Call your doctor or nurse if you develop any of the following symptoms:

•    Weight gain all of a sudden (3 pounds/ 1.4 kg in 2 to 3 days)

•    Swelling especially in your feet

•    Inability to lose excess water weight, though you take more diuretics/ water pills

•    An abnormal increase in coughing

•    Repeated dry cough, especially when you lie down

•    Waking up in the middle of sleep feeling breathless or suffocated

•    Trouble breathing while doing day to day activities which you are well accustomed to

•    Feeling weak

•    Feeling full/ bloated

•    Passing of less urine/ dark colored urine

•    Development of new symptoms which are unexplained

•    Change in your sleeping pattern: Difficulty falling asleep or you feel the need to sleep more than usual

•    Constant dizziness accompanied with restlessness and confusion

 

Cardiologists

If you are diagnosed with heart failure, the first and the most important question will be 'Who should you see?'

The doctor whom you choose will reconfirm if you have a heart failure.
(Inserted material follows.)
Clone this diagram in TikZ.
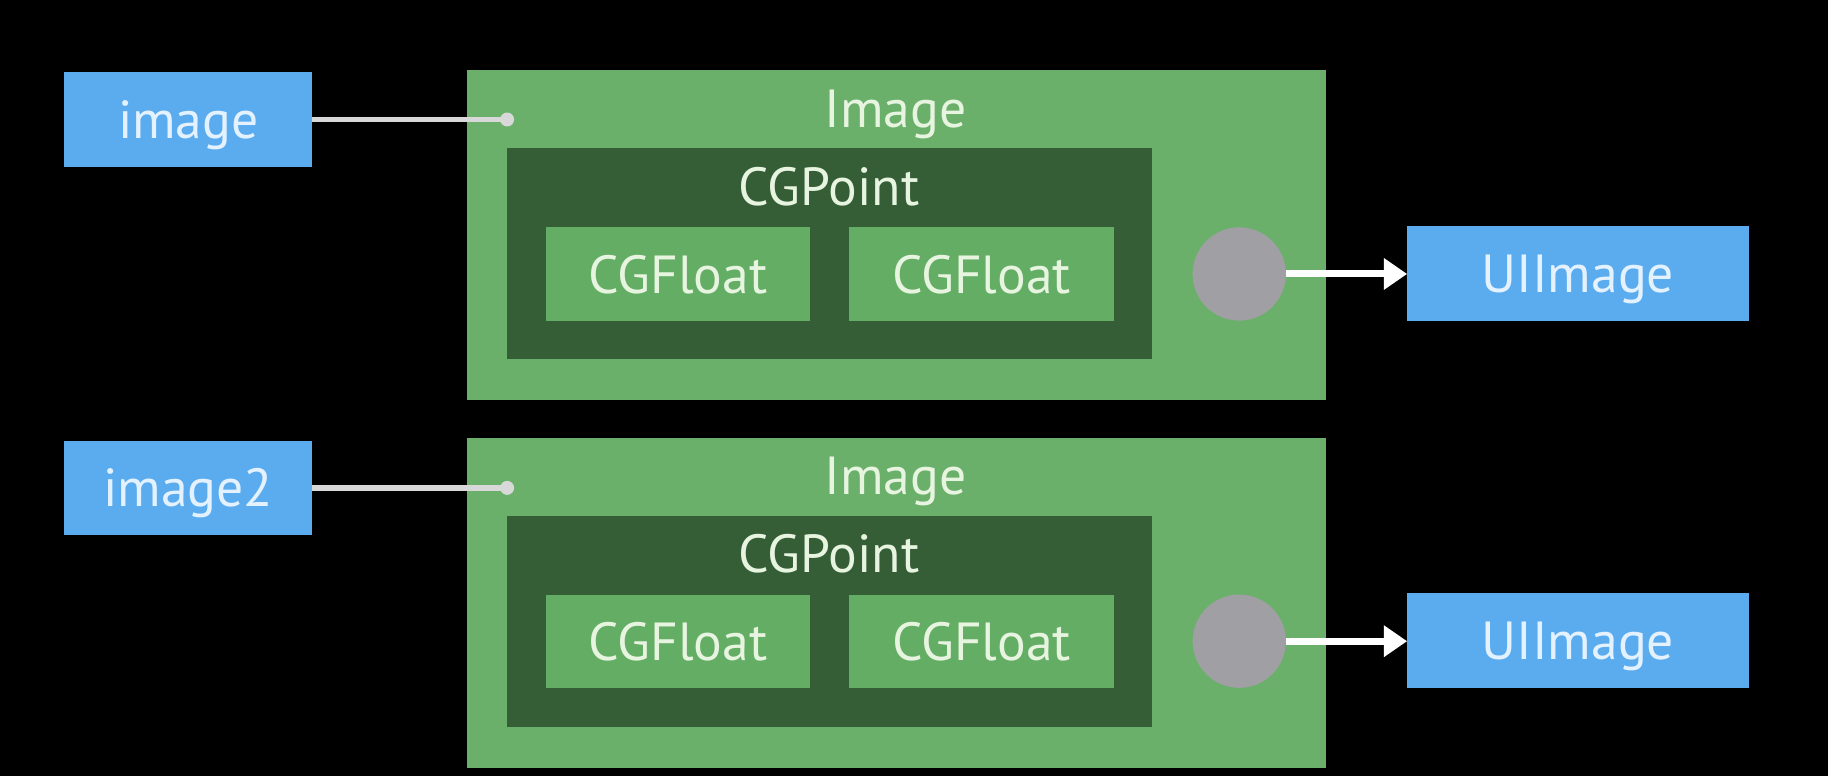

Look for a doctor who is an expert. Secondly, you should be comfortable with the doctor whom you chose. These factors will decide the success of your treatment.

Following doctors treat heart failure.

1. Family Medicine Practitioners and General practitioners treat heart failure also. In case if you have a complex one, they refer you to specialists.

2. Internists treat mild to moderate heart failures. They refer you to specialists for severe cases.

3. Cardiologist is a doctor who specializes in heart and blood vessels which carry blood. You may also opt to get treated by your family physician while seeing a cardiologist.

4. Cardiac Electrophysiologist treats your heart failure. They correct your heart beat. An abnormal pattern of the heartbeat is one of the causes of heart failure.

Bradycardia is when your heart fewer times per minute than normal. This affects the blood flow. Cardiac Electrophysiologist may choose to correct this problem by implanting a Pacemaker.

Cardiac Electrophysiologist will treat other heart beat problems such as Arrhythmias using different types of pacemakers.

1. Cardiac specialists repair faulty valves and blockage in blood vessels which supply the heart with blood.

2. Heart failure specialists help you with heart transplants. When no other treatment is resolving your heart failure, heart transplant becomes an option. In this procedure, the diseased heart of a patient is replaced with a healthy heart of a suitable donor.

Once you are diagnosed with heart failure, you will need to follow up with your doctor within the next few weeks. Your doctor will be checking how you respond to medicines every week.